=== Aim ===
Copy each line exactly. Drop every picture.

=== Source data ===
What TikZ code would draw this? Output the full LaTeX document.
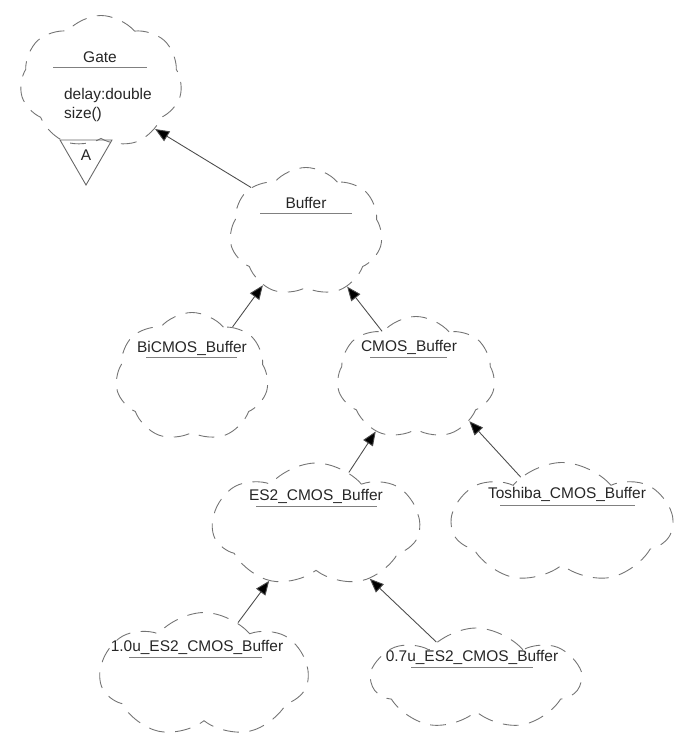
\documentclass[tikz,border=0pt]{standalone}
\usepackage{fontspec}
\setmainfont{Liberation Sans}
\usetikzlibrary{shapes.symbols,shapes.geometric,arrows.meta}
\tikzset{
  booch/.style={cloud, cloud puffs=7, cloud puff arc=100, cloud ignores aspect,
    draw=black!55, dash pattern=on 9pt off 6pt, line width=0.5pt, inner sep=0pt},
  cname/.style={font=\fontsize{8.8}{11.3}\selectfont, text=black!85, inner sep=1pt},
  rule/.style={draw=black!50, line width=0.5pt},
  isa/.style={draw=black!70, line width=0.5pt, -{Triangle[length=8pt,width=6.5pt,fill=black]}}
}
\begin{document}
\begin{tikzpicture}[x=0.02cm,y=-0.02cm]
\useasboundingbox (0,0) rectangle (696,740);
% class clouds
\foreach \k/\x/\y/\w/\h in {gate/101/82/162/133, buffer/306/232/153/129, bicmos/192/377/153/129,
    cmos/416/378/158/123, es2/316/525/207/124, toshiba/562/523/220/121,
    es2-10u/204/675/208/125, es2-07u/476/679/208/102}
    \node[booch, minimum width=\w*0.02cm, minimum height=\h*0.02cm] (\k) at (\x,\y) {};
% class names
\foreach \k/\x/\y/\t in {gate/100/57/Gate, buffer/306/203/Buffer, bicmos/192/348/BiCMOS\_Buffer,
    cmos/409/347/CMOS\_Buffer, es2/316/496/ES2\_CMOS\_Buffer, toshiba/567/494/Toshiba\_CMOS\_Buffer,
    es2-10u/197/647/1.0u\_ES2\_CMOS\_Buffer, es2-07u/472/657/0.7u\_ES2\_CMOS\_Buffer}
    \node[cname] (\k-name) at (\x,\y) {\t};
\foreach \y/\a/\b in {67/53/147, 213/260/352, 357/146/237, 357/370/447,
    506/256/377, 505/500/635, 657/129/262, 667/411/533}
    \draw[rule] (\a,\y) -- (\b,\y);
\node[cname, anchor=west, align=left] (gate-attrs) at (62,105) {delay:double\\size()};
% abstract adornment
\node[draw=black!60, line width=0.5pt, regular polygon, regular polygon sides=3,
    shape border rotate=180, minimum size=1.2cm, inner sep=0pt, cname] (gate-adorn) at (86,155) {A};
% inheritance
\foreach \a/\i/\b/\j in {buffer/141/gate/319, bicmos/51/buffer/231, cmos/126/buffer/307,
    es2/58/cmos/233, toshiba/132/cmos/321, es2-10u/57/es2/230, es2-07u/137/es2/315}
    \draw[isa] (\a.\i) -- (\b.\j);
\end{tikzpicture}
\end{document}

=== Output ===
What TikZ code would draw this? Output the full LaTeX document.
\documentclass[tikz,border=0pt]{standalone}
\usepackage{fontspec}
\setmainfont{Liberation Sans}
\usetikzlibrary{shapes.symbols,shapes.geometric,arrows.meta}
\tikzset{
  booch/.style={cloud, cloud puffs=7, cloud puff arc=100, cloud ignores aspect,
    draw=black!55, dash pattern=on 9pt off 6pt, line width=0.5pt, inner sep=0pt},
  cname/.style={font=\fontsize{8.8}{11.3}\selectfont, text=black!85, inner sep=1pt},
  rule/.style={draw=black!50, line width=0.5pt},
  isa/.style={draw=black!70, line width=0.5pt, -{Triangle[length=8pt,width=6.5pt,fill=black]}}
}
\begin{document}
\begin{tikzpicture}[x=0.02cm,y=-0.02cm]
\useasboundingbox (0,0) rectangle (696,740);
% class clouds
\foreach \k/\x/\y/\w/\h in {gate/101/82/162/133, buffer/306/232/153/129, bicmos/192/377/153/129,
    cmos/416/378/158/123, es2/316/525/207/124, toshiba/562/523/220/121,
    es2-10u/204/675/208/125, es2-07u/476/679/208/102}
    \node[booch, minimum width=\w*0.02cm, minimum height=\h*0.02cm] (\k) at (\x,\y) {};
% class names
\foreach \k/\x/\y/\t in {gate/100/57/Gate, buffer/306/203/Buffer, bicmos/192/348/BiCMOS\_Buffer,
    cmos/409/347/CMOS\_Buffer, es2/316/496/ES2\_CMOS\_Buffer, toshiba/567/494/Toshiba\_CMOS\_Buffer,
    es2-10u/197/647/1.0u\_ES2\_CMOS\_Buffer, es2-07u/472/657/0.7u\_ES2\_CMOS\_Buffer}
    \node[cname] (\k-name) at (\x,\y) {\t};
\foreach \y/\a/\b in {67/53/147, 213/260/352, 357/146/237, 357/370/447,
    506/256/377, 505/500/635, 657/129/262, 667/411/533}
    \draw[rule] (\a,\y) -- (\b,\y);
\node[cname, anchor=west, align=left] (gate-attrs) at (62,105) {delay:double\\size()};
% abstract adornment
\node[draw=black!60, line width=0.5pt, regular polygon, regular polygon sides=3,
    shape border rotate=180, minimum size=1.2cm, inner sep=0pt, cname] (gate-adorn) at (86,155) {A};
% inheritance
\foreach \a/\i/\b/\j in {buffer/141/gate/319, bicmos/51/buffer/231, cmos/126/buffer/307,
    es2/58/cmos/233, toshiba/132/cmos/321, es2-10u/57/es2/230, es2-07u/137/es2/315}
    \draw[isa] (\a.\i) -- (\b.\j);
\end{tikzpicture}
\end{document}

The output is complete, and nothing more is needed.